Material.—The cost of material always varies very greatly in different parts of the country. This is partly because of different freight and other transportation rates between the factories where material is made up and the particular place where that material is to be used; and partly because the profits made by the middleman increase as the material gets further and further away from the centres of civilization. Thus, in a large city six-inch sewer pipe may be sold in such large quantities that the freight rate is low and the dealer is satisfied with a small profit on each foot of pipe. In the country districts the dealer sells but little, and feels that he must have a larger profit to compensate him for the expense of keeping the material on hand. Thus, six-inch sewer pipe may be had at prices ranging from six cents up to sixteen cents per running foot, depending on the store from which it is bought.

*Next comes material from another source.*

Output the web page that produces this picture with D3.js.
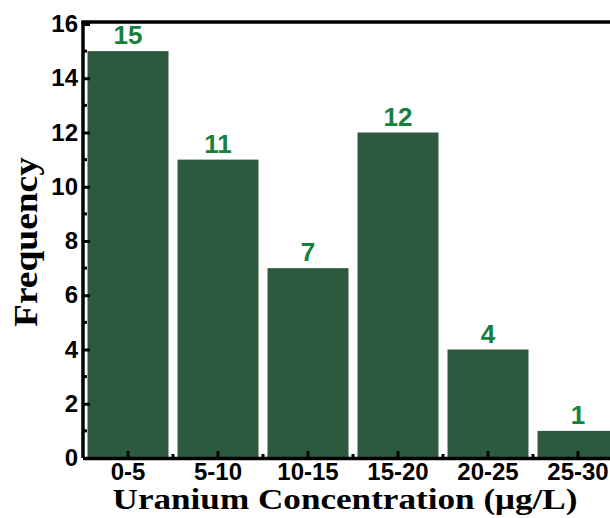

It is evident, therefore, that it will not be possible to name any unit price which will be generally applicable, and it will be necessary for any intending builder to secure from local firms the unit prices from which his own individual estimate may be made up. The following discussion, however, will indicate the items comprising the necessary estimate, and will furnish an example by which the estimate sheet can be prepared.

Laying Sewers and Drains.—The main drain from the house to the sewage disposal plant is of five- or six-inch pipe generally, the former being sufficiently large and a little cheaper than the six-inch pipe. The latter has the advantage of size and consequent greater freedom from clogging. The cost of five-inch pipe at a store in a village of any considerable size should be ten cents per foot, and the cost of six-inch pipe twelve cents per foot.

This pipe weighs twelve and fifteen pounds per foot respectively, and, with an ordinary wagon, fifty feet of six-inch pipe, weighing about eight hundred pounds, is a load; if four trips a day are possible from the residence to the store and if the cost of the team is estimated at $4 a day, each trip will cost $1, and each foot of pipe will cost two cents more for being hauled from the store to the grounds.

In laying the pipe, cement and sand are necessary for joints. For both kinds of pipe there is required about one cubic foot of mortar for each fifty joints, the mortar being sufficient to fill the joints and to make a collar or ring outside. In order to make this cubic foot of mortar, half a bag of cement and half a cubic foot of sand will be required. The cost of the cement out of the village store is about fifty cents a bag, although in a small place it may be seventy-five cents, or even one dollar. If one were buying cement in large quantities, a price as low as thirty cents a bag might be had. If the cement is delivered in cloth bags, a rebate of ten cents a bag is usually given if the bag is returned in good condition.